Frente Popular, manifestação.

Atingida pela crise mundial iniciada em 1929, a França dos anos 30 não escapou à instabilidade económica e social generalizada. Para a oligarquia económica e financeira, a resposta aos movimentos sociais que contestavam o capitalismo em crise, já não era assegurada pelos políticos da 3ª República. Como na Itália de Mussolini ou na Alemanha de Hitler, sabem que o financiamento e o reforço dos movimentos de extrema-direita é uma arma decisiva para desviar os descontentes dos partidos de esquerda ou dos sindicatos.

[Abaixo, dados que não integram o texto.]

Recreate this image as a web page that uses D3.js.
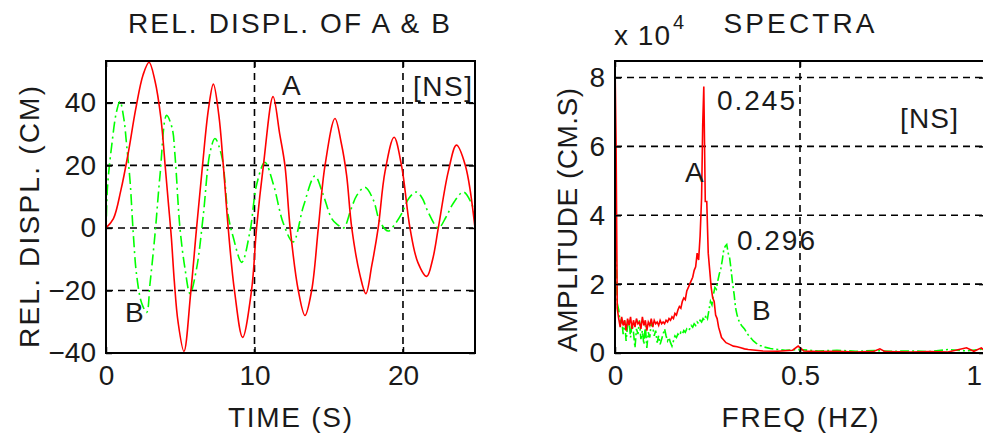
<!DOCTYPE html>
<html><head><meta charset="utf-8">
<script src="https://cdn.jsdelivr.net/npm/d3@7/dist/d3.min.js"></script>
<style>
html,body{margin:0;padding:0;background:#fff;overflow:hidden}
text{font-family:"Liberation Sans",Arial,sans-serif;fill:#1a1a1a}
</style></head>
<body><svg id="c" width="983" height="437"></svg>
<script>
// ---- Data: relative displacement time histories ----
const timeA = [0,0.5,1.0,1.5,2.0,2.5,2.9,3.3,3.7,4.0,4.2,4.4,4.6,4.85,5.25,5.7,6.1,6.5,6.9,7.23,7.6,7.9,8.23,8.65,9.2,9.8,10.14,10.6,11.25,11.7,12.05,12.4,12.95,13.4,13.85,14.3,14.75,15.42,15.85,16.2,16.55,17.1,17.5,17.9,18.33,18.79,19.4,19.9,20.47,21.0,21.6,22.0,22.38,23.05,23.6,24.2,24.85];
const dispA = [0,3,12,24,38,49,53,47,35,19,8,-3,-17,-30,-39.5,-21,0,20,38,46,36,20,0,-20,-35,-20,0,20,42,30,20,0,-20,-28,-20,0,20,35,27,17,0,-15,-21,-12,0,18,29,20,0,-11,-15.5,-10,0,18,26.5,20,0];
const timeB = [0,0.1,0.4,0.7,0.94,1.2,1.4,1.62,1.84,2.06,2.4,2.74,2.96,3.3,3.64,4.08,4.45,4.65,4.98,5.32,5.66,6.1,6.55,7.0,7.34,7.79,8.23,8.57,9.14,9.7,10.15,10.7,11.27,11.94,12.6,13.3,14.07,14.6,15.2,15.6,16.0,16.5,16.9,17.44,18.0,18.45,19.0,19.5,19.9,20.4,20.9,21.3,21.7,22.38,22.9,23.4,24.07,24.6,24.85];
const dispB = [-3,13,27,37,40.5,35,26,15,-2,-15,-24,-27,-18,-2,17,36,32,23,0,-13,-21,-13,4,24,28.6,23,4,-3,-11,-1,14,21,14,1.5,-4.5,7,16.6,11,3,1,0,6,10.5,13,9,2,-1,1.5,4.5,9.5,11.5,9.5,5,0,3.5,8,11.5,8,4];
const timeTicks = [0,10,20];
const dispTicks = [-40,-20,0,20,40];

// ---- Data: Fourier amplitude spectra (x 10^4 CM.S) ----
const freqA = [0,0.003,0.006,0.010,0.014,0.018,0.022,0.026,0.030,0.034,0.038,0.042,0.046,0.050,0.054,0.058,0.062,0.066,0.070,0.074,0.078,0.082,0.086,0.090,0.094,0.098,0.102,0.106,0.110,0.114,0.118,0.122,0.126,0.130,0.134,0.138,0.142,0.146,0.150,0.154,0.158,0.162,0.166,0.170,0.174,0.178,0.182,0.186,0.190,0.194,0.198,0.202,0.206,0.210,0.214,0.218,0.222,0.226,0.230,0.234,0.237,0.240,0.244,0.248,0.252,0.256,0.260,0.264,0.268,0.272,0.276,0.280,0.284,0.288,0.292,0.296,0.300,0.310,0.320,0.330,0.340,0.350,0.360,0.380,0.400,0.440,0.480,0.495,0.510,0.550,0.600,0.650,0.700,0.716,0.730,0.800,0.850,0.900,0.950,0.970,0.990,1.000];
const ampA  = [8.48,6.0,1.3,1.0,0.75,1.05,0.8,0.95,0.65,1.0,0.8,1.05,0.7,0.95,0.75,1.0,0.85,0.9,0.7,1.05,0.8,0.95,0.65,0.9,0.8,1.0,0.75,0.95,0.85,0.9,0.8,0.95,0.85,0.9,0.85,0.95,0.9,1.0,0.95,1.05,1.0,1.15,1.1,1.25,1.35,1.3,1.5,1.6,1.55,1.8,1.9,2.0,2.1,2.2,2.4,2.5,2.9,2.7,3.4,4.5,6.6,7.74,4.4,4.4,2.9,2.4,1.9,1.6,1.5,1.1,1.0,0.75,0.6,0.45,0.4,0.35,0.3,0.25,0.2,0.18,0.15,0.12,0.1,0.08,0.06,0.05,0.08,0.2,0.06,0.04,0.05,0.03,0.05,0.12,0.04,0.03,0.04,0.03,0.15,0.05,0.15,0.05];
const freqB = [0,0.003,0.006,0.010,0.014,0.018,0.022,0.026,0.030,0.034,0.038,0.042,0.046,0.050,0.054,0.058,0.062,0.066,0.070,0.074,0.078,0.082,0.086,0.090,0.094,0.098,0.102,0.106,0.110,0.114,0.118,0.122,0.126,0.130,0.134,0.138,0.142,0.146,0.150,0.154,0.158,0.162,0.166,0.170,0.174,0.178,0.182,0.186,0.190,0.194,0.198,0.202,0.206,0.210,0.214,0.218,0.222,0.226,0.230,0.234,0.238,0.242,0.246,0.250,0.254,0.258,0.262,0.266,0.270,0.274,0.278,0.282,0.286,0.290,0.294,0.298,0.302,0.306,0.310,0.314,0.318,0.322,0.326,0.330,0.336,0.342,0.350,0.358,0.366,0.374,0.382,0.392,0.404,0.420,0.440,0.460,0.500,0.550,0.600,0.650,0.700,0.750,0.800,0.850,0.900,0.950,1.000];
const ampB  = [4.4,2.9,1.45,1.25,0.85,1.0,0.55,0.95,0.35,0.8,0.95,0.45,0.85,0.6,0.15,0.7,0.55,0.95,0.4,0.65,0.25,0.8,0.15,0.6,0.45,0.9,0.75,0.5,0.65,0.3,0.5,0.25,0.4,0.55,0.7,0.5,0.35,0.45,0.3,0.2,0.35,0.5,0.45,0.55,0.5,0.6,0.55,0.65,0.6,0.7,0.65,0.7,0.8,0.75,0.85,0.8,0.9,0.85,0.95,0.9,1.0,0.95,1.1,1.0,1.25,1.5,1.4,1.7,1.9,1.85,2.1,2.3,2.45,2.7,3.0,3.1,3.15,2.9,2.75,2.4,2.0,1.7,1.3,1.1,0.9,0.8,0.7,0.55,0.45,0.35,0.28,0.22,0.17,0.13,0.1,0.08,0.1,0.06,0.08,0.05,0.07,0.05,0.06,0.04,0.1,0.06,0.12];
const freqTicks = [0,0.5,1];
const freqTickLabels = ["0","0.5","1"];
const ampTicks = [0,2,4,6,8];

const RED = "#ff0000", GREEN = "#00ff00";
const svg = d3.select("#c");

function panel(o){
  const g = svg.append("g");
  const x = d3.scaleLinear().domain(o.xd).range([o.x0, o.x1]);
  const y = d3.scaleLinear().domain(o.yd).range([o.y1, o.y0]);
  const id = "clip"+o.name;
  svg.append("clipPath").attr("id", id).append("rect")
    .attr("x", o.x0).attr("y", o.y0).attr("width", o.x1-o.x0).attr("height", o.y1-o.y0);
  // grid
  const grid = g.append("g").attr("stroke","#000").attr("stroke-width",1.6).attr("stroke-dasharray","7,5");
  o.xt.filter(v => v > o.xd[0] && v < o.xd[1]).forEach(v => {
    grid.append("line").attr("x1", x(v)).attr("x2", x(v)).attr("y1", o.y0).attr("y2", o.y1);
  });
  o.yt.filter(v => v > o.yd[0] && v < o.yd[1]).forEach(v => {
    grid.append("line").attr("y1", y(v)).attr("y2", y(v)).attr("x1", o.x0).attr("x2", o.x1);
  });
  // series
  const lines = g.append("g").attr("clip-path", `url(#${id})`);
  o.series.forEach(s => {
    const pts = s.xs.map((v,i) => [v, s.ys[i]]);
    lines.append("path").datum(pts)
      .attr("fill","none").attr("stroke", s.color).attr("stroke-width", 1.6)
      .attr("stroke-dasharray", s.dash || null)
      .attr("d", d3.line().x(d => x(d[0])).y(d => y(d[1])).curve(s.curve || d3.curveLinear));
  });
  // axes
  const fmt = o.xl ? ((d,i) => o.xl[i]) : d3.format("d");
  const ax = g.append("g").attr("transform", `translate(0,${o.y1})`)
    .call(d3.axisBottom(x).tickValues(o.xt).tickFormat(fmt).tickSizeInner(-6).tickSizeOuter(0).tickPadding(12));
  const ay = g.append("g").attr("transform", `translate(${o.x0},0)`)
    .call(d3.axisLeft(y).tickValues(o.yt).tickFormat(d3.format("d")).tickSizeInner(-6).tickSizeOuter(0).tickPadding(10));
  g.append("g").attr("transform", `translate(0,${o.y0})`)
    .call(d3.axisTop(x).tickValues(o.xt).tickFormat("").tickSizeInner(-6).tickSizeOuter(0));
  g.append("g").attr("transform", `translate(${o.x1},0)`)
    .call(d3.axisRight(y).tickValues(o.yt).tickFormat("").tickSizeInner(-6).tickSizeOuter(0));
  g.selectAll(".domain").remove();
  g.selectAll(".tick line").attr("stroke","#000").attr("stroke-width",1.5);
  g.selectAll(".tick text").attr("font-size",28).attr("fill","#1a1a1a")
    .style("font-family",'"Liberation Sans",Arial,sans-serif');
  // keep a label that sits on the window edge inside the picture
  ax.selectAll(".tick text").each(function(){
    const b = this.getBBox(), m = this.getCTM();
    const right = m.e + b.x + b.width;
    if (right > 982) d3.select(this).attr("dx", 982 - right);
  });
  // box
  g.append("rect").attr("x", o.x0).attr("y", o.y0).attr("width", o.x1-o.x0).attr("height", o.y1-o.y0)
    .attr("fill","none").attr("stroke","#000").attr("stroke-width",2);
  return {x, y};
}

panel({name:"L", x0:106, x1:475, y0:61, y1:353, xd:[0,24.85], yd:[-40,53.4],
  xt: timeTicks, yt: dispTicks,
  series:[
    {xs: timeB, ys: dispB, color: GREEN, dash: "11,4,2,4", curve: d3.curveCatmullRom},
    {xs: timeA, ys: dispA, color: RED, curve: d3.curveCatmullRom}
  ]});

panel({name:"R", x0:615, x1:985, y0:61, y1:353, xd:[0,1], yd:[0,8.48],
  xt: freqTicks, xl: freqTickLabels, yt: ampTicks,
  series:[
    {xs: freqB, ys: ampB, color: GREEN, dash: "9,3,2,3"},
    {xs: freqA, ys: ampA, color: RED}
  ]});

function txt(s, x, y, opt={}){
  const t = svg.append("text").attr("x", x).attr("y", y).text(s)
    .attr("font-size", opt.size || 28).attr("text-anchor", opt.anchor || "start");
  if (opt.len) t.attr("textLength", opt.len).attr("lengthAdjust","spacing");
  if (opt.rot) t.attr("transform", `rotate(-90,${x},${y})`);
  return t;
}
// titles
txt("REL. DISPL. OF A & B", 289, 33, {anchor:"middle", len:322});
txt("SPECTRA", 799, 33, {anchor:"middle", len:151});
txt("x 10", 614, 45, {len:56});
txt("4", 673, 29, {size:20});
// axis labels
txt("TIME (S)", 290, 427, {anchor:"middle", len:124});
txt("FREQ (HZ)", 800, 427, {anchor:"middle", len:157});
txt("REL. DISPL. (CM)", 39, 217, {anchor:"middle", rot:true, len:262});
txt("AMPLITUDE (CM.S)", 577, 220, {anchor:"middle", rot:true, len:264});
// annotations
txt("A", 282, 95);
txt("B", 125, 322);
txt("[NS]", 413, 96, {len:59});
txt("A", 685, 182);
txt("B", 752, 320);
txt("0.245", 717, 110, {len:78});
txt("0.296", 737, 250, {len:78});
txt("[NS]", 900, 128, {len:58});
</script></body></html>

Em 6 de fevereiro de 1934, Édouard Daladier do Partido Radical, apresentou o seu novo governo à Câmara dos Deputados. É o pretexto para uma violenta manifestação antiparlamentar que irá abalar a República. As ligas de extrema-direita convocaram manifestações no mesmo dia da posse de Daladier, em Paris (Place de la Concorde), em frente da Assembleia Nacional.

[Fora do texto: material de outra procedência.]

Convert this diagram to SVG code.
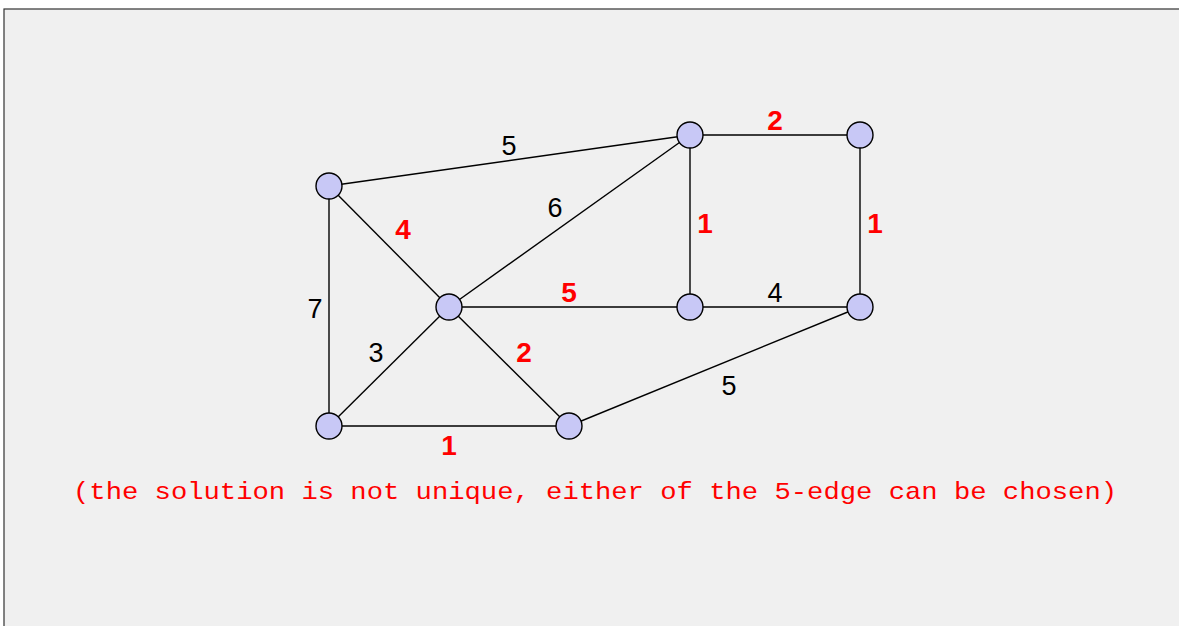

Entre os organizadores do evento estão as Croix-de-Feu, do Coronel Conde de La Roque, o maior grupo da manifestação. Também estão presentes as ligas monárquicas Action Française e os Camelots du Roi, as Jeunesses Patriotes, bem como o grupo Solidarité Française (que depois, serão a base do regime colaboracionista de Vichy, durante a ocupação da França pelas tropas de Hitler).

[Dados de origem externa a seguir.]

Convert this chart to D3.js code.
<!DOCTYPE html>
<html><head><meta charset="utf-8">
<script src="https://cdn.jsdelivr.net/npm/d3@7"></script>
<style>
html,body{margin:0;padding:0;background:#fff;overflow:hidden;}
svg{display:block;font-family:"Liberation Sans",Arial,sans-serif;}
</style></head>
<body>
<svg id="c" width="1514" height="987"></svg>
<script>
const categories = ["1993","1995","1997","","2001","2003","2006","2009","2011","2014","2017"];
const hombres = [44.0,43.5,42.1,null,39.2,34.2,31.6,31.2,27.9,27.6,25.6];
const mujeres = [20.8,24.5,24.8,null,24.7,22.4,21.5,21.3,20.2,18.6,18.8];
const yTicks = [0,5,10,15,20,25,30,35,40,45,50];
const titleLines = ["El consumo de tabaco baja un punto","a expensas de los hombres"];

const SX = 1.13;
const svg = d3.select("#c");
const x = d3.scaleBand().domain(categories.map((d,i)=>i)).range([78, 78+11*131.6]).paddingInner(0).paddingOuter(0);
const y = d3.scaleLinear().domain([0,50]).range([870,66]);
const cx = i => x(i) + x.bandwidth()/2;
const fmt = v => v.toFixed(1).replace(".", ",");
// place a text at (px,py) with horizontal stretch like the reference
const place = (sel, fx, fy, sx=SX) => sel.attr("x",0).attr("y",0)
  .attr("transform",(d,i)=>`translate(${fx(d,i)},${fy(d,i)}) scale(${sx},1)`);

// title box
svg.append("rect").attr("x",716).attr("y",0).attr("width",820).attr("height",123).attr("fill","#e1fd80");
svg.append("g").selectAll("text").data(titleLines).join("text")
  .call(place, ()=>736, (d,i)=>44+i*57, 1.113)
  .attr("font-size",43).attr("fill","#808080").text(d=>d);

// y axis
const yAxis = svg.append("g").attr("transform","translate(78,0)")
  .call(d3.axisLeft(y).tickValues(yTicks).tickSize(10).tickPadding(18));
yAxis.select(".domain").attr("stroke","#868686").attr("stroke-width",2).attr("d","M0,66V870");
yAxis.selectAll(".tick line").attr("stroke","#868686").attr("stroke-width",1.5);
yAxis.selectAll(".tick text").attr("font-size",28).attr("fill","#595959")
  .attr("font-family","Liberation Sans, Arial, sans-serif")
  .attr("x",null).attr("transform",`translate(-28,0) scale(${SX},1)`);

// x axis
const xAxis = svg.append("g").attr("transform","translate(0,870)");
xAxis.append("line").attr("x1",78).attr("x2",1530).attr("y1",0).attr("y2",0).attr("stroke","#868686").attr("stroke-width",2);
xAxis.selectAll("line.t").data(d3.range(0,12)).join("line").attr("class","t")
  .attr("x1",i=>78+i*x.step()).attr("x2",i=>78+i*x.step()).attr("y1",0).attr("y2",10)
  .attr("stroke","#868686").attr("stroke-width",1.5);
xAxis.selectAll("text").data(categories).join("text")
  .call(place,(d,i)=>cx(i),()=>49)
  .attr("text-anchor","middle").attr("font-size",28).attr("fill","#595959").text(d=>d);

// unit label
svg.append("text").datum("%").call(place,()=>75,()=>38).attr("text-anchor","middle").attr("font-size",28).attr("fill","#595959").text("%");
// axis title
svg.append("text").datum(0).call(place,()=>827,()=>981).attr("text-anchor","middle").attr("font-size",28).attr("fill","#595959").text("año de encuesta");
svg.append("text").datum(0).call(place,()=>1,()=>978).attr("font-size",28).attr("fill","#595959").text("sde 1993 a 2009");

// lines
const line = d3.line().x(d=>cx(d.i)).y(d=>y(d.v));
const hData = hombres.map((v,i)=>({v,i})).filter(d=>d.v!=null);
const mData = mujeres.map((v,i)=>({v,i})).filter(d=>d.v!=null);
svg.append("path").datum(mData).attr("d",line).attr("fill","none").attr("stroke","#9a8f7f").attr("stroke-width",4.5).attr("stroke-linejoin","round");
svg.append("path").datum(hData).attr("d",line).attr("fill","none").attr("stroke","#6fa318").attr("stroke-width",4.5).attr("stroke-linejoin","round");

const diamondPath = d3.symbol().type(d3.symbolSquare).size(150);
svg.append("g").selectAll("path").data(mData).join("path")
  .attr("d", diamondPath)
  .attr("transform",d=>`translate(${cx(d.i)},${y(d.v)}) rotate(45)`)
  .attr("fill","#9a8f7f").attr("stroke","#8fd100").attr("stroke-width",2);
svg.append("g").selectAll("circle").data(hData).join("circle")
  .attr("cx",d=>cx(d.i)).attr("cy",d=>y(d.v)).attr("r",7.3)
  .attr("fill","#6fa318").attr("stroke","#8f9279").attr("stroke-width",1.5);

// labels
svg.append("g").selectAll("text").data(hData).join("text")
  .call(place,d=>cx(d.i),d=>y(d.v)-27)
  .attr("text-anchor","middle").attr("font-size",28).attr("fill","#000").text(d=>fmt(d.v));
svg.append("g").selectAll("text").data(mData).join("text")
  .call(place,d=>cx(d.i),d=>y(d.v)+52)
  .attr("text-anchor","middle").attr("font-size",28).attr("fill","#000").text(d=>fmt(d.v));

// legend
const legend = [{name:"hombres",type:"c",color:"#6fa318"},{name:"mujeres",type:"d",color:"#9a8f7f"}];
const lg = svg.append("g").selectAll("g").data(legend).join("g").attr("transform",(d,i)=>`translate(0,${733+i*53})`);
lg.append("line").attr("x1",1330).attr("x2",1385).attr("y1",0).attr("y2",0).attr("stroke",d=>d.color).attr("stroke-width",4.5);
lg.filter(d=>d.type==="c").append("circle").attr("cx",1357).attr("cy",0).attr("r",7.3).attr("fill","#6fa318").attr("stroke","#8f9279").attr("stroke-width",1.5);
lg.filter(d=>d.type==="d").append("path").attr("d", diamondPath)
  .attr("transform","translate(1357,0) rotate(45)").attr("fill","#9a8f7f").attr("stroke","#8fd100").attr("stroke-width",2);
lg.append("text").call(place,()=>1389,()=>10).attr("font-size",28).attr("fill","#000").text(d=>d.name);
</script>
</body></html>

Le Populaire, jornal do Partido Socialista (SFIO), em 7 de fevereiro de 1936.

Le Populaire, jornal do Partido Socialista (SFIO), em 7 de fevereiro de 1936.

Na Place de la Concorde, a manifestação degenerou em violência. Milhares de manifestantes tentam marchar sobre a Assembleia Nacional (Palais-Bourbon). A Guarda Móvel dispara. Os confrontos continuam até de madrugada. Dezasseis manifestantes e um polícia foram mortos. Há mais de mil feridos... Mas o parlamento não é invadido e a repetição da marcha sobre Roma de Mussolini fracassa.

Perante o golpe de força da extrema-direita, a esquerda percebe que tem de reagir. Não podem repetir o que se passou na Alemanha, onde sociais-democratas e comunistas foram incapazes de se unir contra o nazismo.

Em 12 de fevereiro, a CGT convoca uma greve geral e manifestações em toda a França. É a maior greve geral, até então, seguida em toda a França, com 350 manifestações de norte a sul do país.

12 de fevereiro de 1934. Manifestação em Paris no primeiro dia da greve geral.

12 de fevereiro de 1934. Manifestação em Paris no primeiro dia da greve geral.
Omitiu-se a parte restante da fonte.